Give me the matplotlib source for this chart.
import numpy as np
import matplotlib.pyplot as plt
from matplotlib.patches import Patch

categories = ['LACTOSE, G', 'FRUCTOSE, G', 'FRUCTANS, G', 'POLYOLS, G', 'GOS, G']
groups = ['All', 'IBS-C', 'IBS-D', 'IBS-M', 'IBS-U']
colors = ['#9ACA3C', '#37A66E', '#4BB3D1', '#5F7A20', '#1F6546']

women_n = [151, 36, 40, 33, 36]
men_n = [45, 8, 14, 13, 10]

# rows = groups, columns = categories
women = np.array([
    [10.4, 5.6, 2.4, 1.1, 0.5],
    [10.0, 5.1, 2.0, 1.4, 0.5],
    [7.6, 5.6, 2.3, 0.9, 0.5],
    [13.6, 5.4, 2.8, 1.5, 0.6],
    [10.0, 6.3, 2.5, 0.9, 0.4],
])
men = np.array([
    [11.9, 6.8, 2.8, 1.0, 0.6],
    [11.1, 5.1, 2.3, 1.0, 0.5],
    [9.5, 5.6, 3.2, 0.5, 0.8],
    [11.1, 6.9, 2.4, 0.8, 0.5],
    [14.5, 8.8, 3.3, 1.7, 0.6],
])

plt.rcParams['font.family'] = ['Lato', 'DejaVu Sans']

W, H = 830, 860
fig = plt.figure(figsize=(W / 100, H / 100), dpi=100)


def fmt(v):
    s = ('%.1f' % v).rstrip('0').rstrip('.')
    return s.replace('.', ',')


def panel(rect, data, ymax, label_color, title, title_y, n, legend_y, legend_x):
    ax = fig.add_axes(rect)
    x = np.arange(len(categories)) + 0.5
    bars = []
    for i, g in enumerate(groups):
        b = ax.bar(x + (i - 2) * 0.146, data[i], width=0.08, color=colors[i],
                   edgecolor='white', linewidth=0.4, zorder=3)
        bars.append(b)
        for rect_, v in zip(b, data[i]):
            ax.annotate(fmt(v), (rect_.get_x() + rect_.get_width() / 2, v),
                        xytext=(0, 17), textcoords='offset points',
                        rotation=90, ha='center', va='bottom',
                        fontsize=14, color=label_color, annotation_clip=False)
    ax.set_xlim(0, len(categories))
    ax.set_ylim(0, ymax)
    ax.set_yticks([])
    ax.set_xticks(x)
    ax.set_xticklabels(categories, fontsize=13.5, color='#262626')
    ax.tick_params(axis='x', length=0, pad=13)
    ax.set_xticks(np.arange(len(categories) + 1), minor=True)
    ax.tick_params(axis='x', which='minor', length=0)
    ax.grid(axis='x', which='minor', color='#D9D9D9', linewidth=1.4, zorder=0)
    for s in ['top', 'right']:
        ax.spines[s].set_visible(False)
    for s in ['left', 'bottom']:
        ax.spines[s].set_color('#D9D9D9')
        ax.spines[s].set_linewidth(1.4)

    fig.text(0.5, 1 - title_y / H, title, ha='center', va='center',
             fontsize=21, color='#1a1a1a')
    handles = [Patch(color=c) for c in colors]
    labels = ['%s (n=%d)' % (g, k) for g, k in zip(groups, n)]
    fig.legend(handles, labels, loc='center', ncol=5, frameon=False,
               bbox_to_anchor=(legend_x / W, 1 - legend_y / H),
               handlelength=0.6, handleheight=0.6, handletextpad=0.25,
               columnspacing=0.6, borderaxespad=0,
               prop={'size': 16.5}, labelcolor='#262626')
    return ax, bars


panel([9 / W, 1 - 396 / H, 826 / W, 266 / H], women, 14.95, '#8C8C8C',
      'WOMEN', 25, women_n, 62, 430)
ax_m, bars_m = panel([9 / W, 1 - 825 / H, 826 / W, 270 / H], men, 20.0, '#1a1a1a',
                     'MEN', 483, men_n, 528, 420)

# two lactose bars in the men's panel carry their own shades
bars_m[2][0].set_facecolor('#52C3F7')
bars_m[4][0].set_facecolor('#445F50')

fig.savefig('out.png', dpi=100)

GOAL OF THE EXERCISE
Give back the listing exactly, please, from its first line to the line containing "from matplotlib.patches import Patch", inclusive, and nothing past that line.

RESPONSE TO THE EXERCISE
Give me the matplotlib source for this chart.
import numpy as np
import matplotlib.pyplot as plt
from matplotlib.patches import Patch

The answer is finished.